Unified visibility makes it easy to gain an accurate understanding of where your sensitive data is, whether it is protected, who is accessing the data, and what they are doing with it. You must be able to scale to cover all your sensitive data, structured, semi-structured, and unstructured, on-premises, in hybrid clouds, and across multiple clouds, so you always have full visibility into the scope of your risk and have the ability to respond appropriately.

Unified visibility also enables continuous scanning of your network to identify servers and services that contain sensitive data. Continuous monitoring of changes will identify any new instances or new sensitive data objects. Deploying a classification engine that uses regular expressions will automatically identify many of the data types covered by regulatory mandates such as SOX, HIPAA, PCI DSS, CCPA, and GDPR. You can also customize classification rules for your organization’s own unique data attributes.

For both compliance and security purposes, unified data visibility enables you to observe and document who has access to data, and whether that access is necessary or too permissive. You can also ensure that the individuals who maintain the data repositories and their controls are different from the people who audit data access and activity.

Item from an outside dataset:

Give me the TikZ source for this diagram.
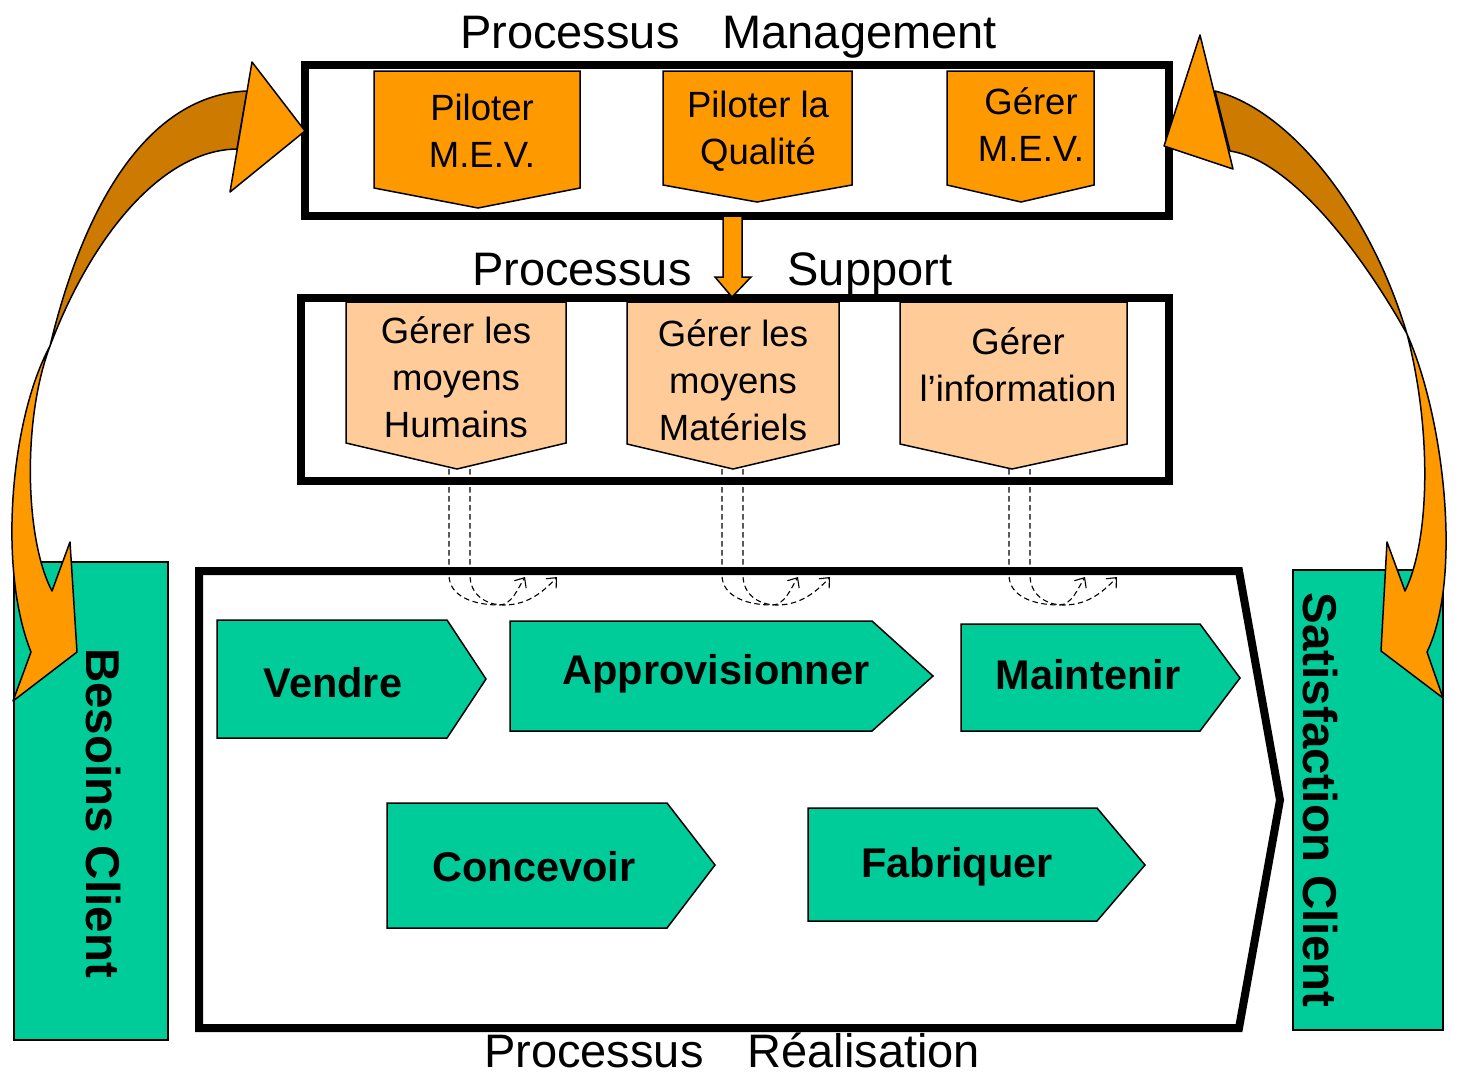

3. Automated data analytics

The last pillar, automated data analytics, leverages the collection, retention, and management of data audit information that’s simply presented in the unified view to automate detection and remediation. It also eliminates the manual labor associated with the consolidation and archiving of log files and other records. Data analytics provides instantaneous live access for audit discovery and security forensics. This, along with automated reporting tools, takes the pain out of compliance reporting and accelerates the entire audit process.

Automated data analytics provides continuous monitoring for proactive breach avoidance and monitors user data repository access to detect policy-violating behaviors, as well as complex and evasive exploit behaviors that cannot be stopped by internal database controls and go undetected by other database security solutions.

Purpose-built analytics engines recognize signs of potential account compromise or malicious insider behavior, enabling security teams to investigate before they turn into compliance violations or data breach incidents.

Data analytics enables rapid response and resolution for any kind of security or compliance problem discovered, providing dashboards and incident reports in clear language that your compliance and security staff can easily understand. You can follow up and resolve incidents using automated workflows, or you can use integration playbooks to export incident details to other ticketing or Security Orchestration Automation and Response (SOAR) systems.

There is more than one way to design and implement a data-centric security architecture that would fulfill the conceptual principles we’ve outlined here, but these are the fundamental pillars needed to create it.